10 Framing Recommendations


Foreground public health’s data expertise

The Goal & The Challenge

When the goal is…to highlight the particular knowledge, skills, or other assets that public health professionals bring to cross-sector collaborations…

The challenge is…that other sectors have a limited understanding of what the field of public health entails, much less what public health professionals do. All sectors value and rely on data, but none has a very robust appreciation of how public health professionals could help them meet their data needs. The potential for this can be extremely enticing to other sectors, but without sufficient emphasis and foregrounding within communications, it gets easily lost in the mix.

Before Framing

When You Say…Public health professionals have a wealth of knowledge and skills that can be useful to other sectors. We can function as chief health strategists and problem-solvers, valuable influencers, community connectors, expert analysts, and policy advocates.

They Think… Some of that sounds okay, but isn’t necessarily pertinent to the immediate objectives or long-term goals of my sector. I have been doing this job for many years, so I know from experience how best to improve our practices. We don’t need to bring in outside help.

Framing can help

Framing can help establish an association in other sectors’ minds between public health and not just datasets but data analysis and proficiency. Messages that vividly exhibit public health professionals’ data expertise, particularly by describing their ability to use data as a problem-solving tool, can help other sectors appreciate the utility and applicability of the field.

An effective reframe would look something like this:

Public health professionals use data to help other sectors evaluate program impact, determine appropriate interventions, monitor progress, identify barriers to care, target populations for services, and influence public policy. We also work to optimize data sharing processes, which ensures that knowledge and insights can be easily exchanged across multiple sectors. In these ways, public health’s data expertise is highly innovative and infinitely adaptable, and can contribute to partnerships with other sectors that address the issues facing our community.
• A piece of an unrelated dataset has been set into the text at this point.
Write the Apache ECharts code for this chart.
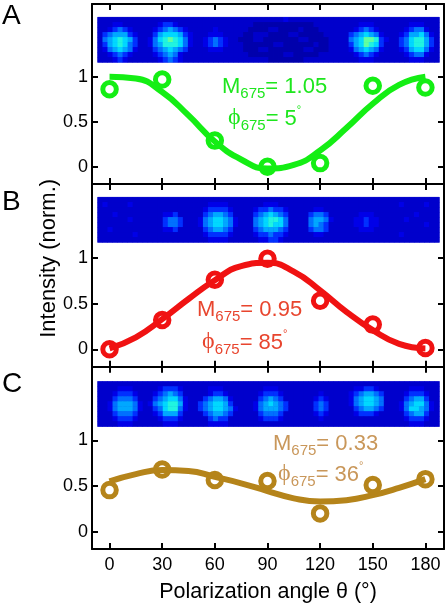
<!DOCTYPE html>
<html><head><meta charset="utf-8">
<style>html,body{margin:0;padding:0;background:#fff}#c{width:447px;height:607px}</style>
<script src="https://cdn.jsdelivr.net/npm/echarts@6/dist/echarts.min.js"></script>
</head><body><div id="c"></div>
<script>
const angleTicks=[0,30,60,90,120,150,180];
const intensityTicks=[0,0.5,1];
const curveAngles=[0,15,30,45,60,75,90,105,120,135,150,165,180];

const pointsA=[0.86,0.97,0.29,0.0,0.04,0.90,0.88];
const curveA=[1.0,0.98,0.83,0.57,0.28,0.08,-0.02,0.02,0.18,0.43,0.70,0.91,1.0];
const pointsB=[0.0,0.32,0.76,0.99,0.53,0.27,0.015];
const curveB=[0.01,0.13,0.33,0.55,0.755,0.91,0.945,0.85,0.645,0.41,0.21,0.06,0.01];
const pointsC=[0.455,0.68,0.565,0.555,0.20,0.51,0.575];
const curveC=[0.55,0.63,0.675,0.665,0.60,0.53,0.445,0.365,0.33,0.345,0.40,0.48,0.575];

// camera strips: each row is 68 cells of image level 0-8 (spaces only group the spots)
const stripA=[
"1111111111 1111111111 1111111 1111111111211111111111 1111111111 111111111",
"1112211111 1123321111 1111111 1111000000000000111111 1112221111 111222111",
"1123432111 1234543211 1112111 1110000110000100011111 1123432111 112344211",
"1345553211 1356665321 1122211 1100111000011000001111 1345654211 123556421",
"1456765311 2467876421 1234321 1000110000000110000111 1456887321 134677531",
"1356764311 2457776421 1234321 1100000011000000100111 1356876311 134677531",
"1245654211 1345654311 1122211 1100011000000011000111 1245654211 123566421",
"1123432111 1234542111 1111111 1110000000110000011111 1123432111 112344211",
"1112321111 1123432111 1111111 1111111000000011111111 1112221111 111222111"];
const stripB=[
"1111111111 111111111 1111111111 11111111111 11111111 11111111111 111111111",
"1211112111 111111111 1112222111 11112221111 11111111 11111111111 121111211",
"1111111111 111111111 1123333211 11233433211 11122111 11111111111 111111111",
"1112111111 111223111 1134554311 11345654311 11344311 11112221111 111121111",
"1111112111 111344311 1245665421 11456776411 11455421 11122322111 112111111",
"1111111111 111344311 1245665421 11456766411 11454311 11122322111 111111211",
"1121111111 111223111 1134554311 11345554311 11344311 11112221111 111111111",
"1111111211 111111111 1123333211 11233433211 11122111 11111111111 121111111",
"1111111111 111111111 1112222111 11122332111 11111111 11111111111 111111111"];
const stripC=[
"1111111111 111111111 1111111111 11111111111 111111111 1111111111 111111111",
"1111222111 112333211 1112221111 11112221111 111111111 1122332111 111222111",
"1112333211 123454311 1112332111 11123332111 111121111 1234554311 112333211",
"1113444311 134566421 1134554211 11134543111 111232111 1245665411 113455311",
"1124555421 245677521 1345665311 11245654311 111343111 1245665411 124566421",
"1124555421 134677421 1345665421 11245554311 111343111 1134554311 124665421",
"1113444311 123555311 1134554311 11134443111 111232111 1123332111 113455311",
"1112333211 112333211 1113433111 11123332111 111121111 1111111111 112333211",
"1111222111 111222111 1112222111 11111111111 111111111 1111111111 111222111"];

const imageLevels=['#0000ac','#0000cc','#0000e8','#0030ff','#0070ff','#00a8ff','#00d8ff','#20f4e0','#60ffa0'];

const FONT='"Liberation Sans",Arial,sans-serif';
const green='#14ee14',red='#f01212',gold='#b5841a';
const panels=[
 {pts:pointsA,curve:curveA,strip:stripA,color:green,plot:[4,180],min:-0.192,max:1.808,stripTop:17.3},
 {pts:pointsB,curve:curveB,strip:stripB,color:red,plot:[184,182.7],min:-0.19,max:1.807,stripTop:197.3},
 {pts:pointsC,curve:curveC,strip:stripC,color:gold,plot:[366.7,182.3],min:-0.19,max:1.807,stripTop:381.5}
];

const grid=[],xAxis=[],yAxis=[],series=[];
const xMin=-10,xMax=190.6;
const line={show:true,onZero:false,lineStyle:{color:'#000',width:2}};
panels.forEach((p,i)=>{
  const g=grid.length;
  grid.push({left:92,width:352,top:p.plot[0],height:p.plot[1]});
  const tick={show:true,inside:true,length:6,lineStyle:{color:'#000',width:2}};
  const xBase={type:'value',gridIndex:g,min:xMin,max:xMax,axisLine:line,splitLine:{show:false},
    axisTick:Object.assign({customValues:angleTicks},tick)};
  const yBase={type:'value',gridIndex:g,min:p.min,max:p.max,axisLine:line,splitLine:{show:false},
    axisTick:Object.assign({customValues:intensityTicks},tick)};
  const last=i===2;
  xAxis.push(Object.assign({},xBase,{position:'bottom',
    axisLabel:last?{show:true,customValues:angleTicks,color:'#000',fontFamily:FONT,fontSize:18,margin:7}:{show:false},
    name:last?'Polarization angle θ (°)':'',nameLocation:'middle',nameGap:32,
    nameTextStyle:{color:'#000',fontFamily:FONT,fontSize:21.5}}));
  xAxis.push(Object.assign({},xBase,{position:'top',axisLabel:{show:false}}));
  const yi=yAxis.length,xi=xAxis.length-2;
  yAxis.push(Object.assign({},yBase,{position:'left',
    axisLabel:{show:true,customValues:intensityTicks,color:'#000',fontFamily:FONT,fontSize:18,margin:4,
      formatter:v=>String(v)},
    name:i===1?'Intensity (norm.)':'',nameLocation:'middle',nameGap:32,nameMoveOverlap:false,
    nameTextStyle:{color:'#000',fontFamily:FONT,fontSize:22,padding:[0,0,0,34]}}));
  yAxis.push(Object.assign({},yBase,{position:'right',axisLabel:{show:false}}));
  series.push({type:'line',xAxisIndex:xi,yAxisIndex:yi,smooth:true,showSymbol:false,silent:true,
    data:curveAngles.map((a,k)=>[a,p.curve[k]]),lineStyle:{color:p.color,width:6},z:3});
  series.push({type:'scatter',xAxisIndex:xi,yAxisIndex:yi,symbol:'circle',symbolSize:13.5,
    data:angleTicks.map((a,k)=>[a,p.pts[k]]),
    itemStyle:{color:'rgba(255,255,255,0)',borderColor:p.color,borderWidth:5,opacity:1},z:4});
});
const heatIdx=[];
panels.forEach(p=>{
  const rows=p.strip.map(r=>r.replace(/ /g,''));
  const g=grid.length;
  grid.push({left:97.7,width:341.6,top:p.stripTop,height:45,show:true,backgroundColor:'#0000c4',borderColor:'#8080e0',borderWidth:1,z:1});
  const cols=[...Array(rows[0].length).keys()];
  const xi=xAxis.length,yi=yAxis.length;
  xAxis.push({type:'category',gridIndex:g,data:cols,show:false});
  yAxis.push({type:'category',gridIndex:g,data:rows.map((_,k)=>k),inverse:true,show:false});
  const data=[];
  rows.forEach((r,y)=>{for(let x=0;x<r.length;x++)data.push([x,y,+r[x]]);});
  heatIdx.push(series.length);
  series.push({type:'heatmap',xAxisIndex:xi,yAxisIndex:yi,data,silent:true,progressive:0,itemStyle:{borderWidth:0}});
});

function note(x,y,text,color){
  return {type:'text',x,y,z:20,style:{text,fill:color,font:'22px '+FONT,rich:{
    m:{fontFamily:FONT,fontSize:22,color:color,lineHeight:26,verticalAlign:'bottom'},
    s:{fontFamily:FONT,fontSize:15,color:color,lineHeight:20,verticalAlign:'bottom',padding:[0,0,-3,0]},
    p:{fontFamily:'"Liberation Serif",serif',fontSize:24,color:color,lineHeight:26,verticalAlign:'bottom'},
    d:{fontFamily:FONT,fontSize:11,color:color,lineHeight:26,verticalAlign:'top',padding:[0,0,10,0]}
  }}};
}
const gText='#1ee61e',rText='#e8452e',cText='#c9975a';
const graphic=[
 {type:'text',x:2,y:2,style:{text:'A',fill:'#000',font:'28px '+FONT}},
 {type:'text',x:2,y:188,style:{text:'B',fill:'#000',font:'28px '+FONT}},
 {type:'text',x:2,y:370,style:{text:'C',fill:'#000',font:'28px '+FONT}},
 note(222,72,'{m|M}{s|675}{m|= 1.05}',gText),
 note(228,104,'{p|ϕ}{s|675}{m|= 5}{d|°}',gText),
 note(197,295,'{m|M}{s|675}{m|= 0.95}',rText),
 note(202,328,'{p|ϕ}{s|675}{m|= 85}{d|°}',rText),
 note(273,429,'{m|M}{s|675}{m|= 0.33}',cText),
 note(278,460,'{p|ϕ}{s|675}{m|= 36}{d|°}',cText)
];

const chart=echarts.init(document.getElementById('c'),null,{renderer:'canvas'});
chart.setOption({animation:false,backgroundColor:'#fff',grid,xAxis,yAxis,series,graphic,
  visualMap:{show:false,type:'continuous',min:0,max:8,seriesIndex:heatIdx,inRange:{color:imageLevels}}});
</script></body></html>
Remember, the reframe isn’t a ready-made talking point. It’s a sample iteration that models the framing recommendation in action.

More Examples

Housing Sector

An effective reframe would look something like this:
Public health’s expertise with population data can be a powerful mapping tool for housing professionals. Our careful analyses can inform decisions about housing improvements—for example by indicating the locations of asthma hotspots that may be the result of substandard housing. In this way, data-sharing partnerships between housing and public health increase our combined potential to create healthier communities.


Highlight the fact that housing and public health professionals share many of the same objectives, and that data-sharing between the two sectors, as well as public health’s expertise in working with those data, are essential to achieving mutual goals.

Education Sector

An effective reframe would look something like this:
Public health can help the education sector address persistent challenges like student absenteeism and staff turnover. Our proficiency with data enables a deeper understanding of these problems, and also connects the dots to needed solutions.


Focusing on data-driven solutions can help education professionals appreciate that public health professionals are innovative and proactive, and do more than diagnose problems.

Health Systems Sector

An effective reframe would look something like this:
Patient outcomes are shaped by more than just clinical interactions. Public health has data expertise that can assist health systems in their work to identify trends and develop strategies that lower health care costs, reduce repeat admissions, and improve patient outcomes.


Highlight data expertise—collecting it, generating insights through it, and sharing it—as a key function and skill that public health brings to partnerships.

Business Sector

An effective reframe would look something like this:
Public health professionals have analytical expertise that can support businesses in their strategic planning. We can use data to help predict and track the needs and attributes of the community—from crime rates to food sources—which is critical information for employers seeking to recruit and retain talent.


Foregrounding public health’s data expertise helps business professionals see the field as forward-thinking and relevant.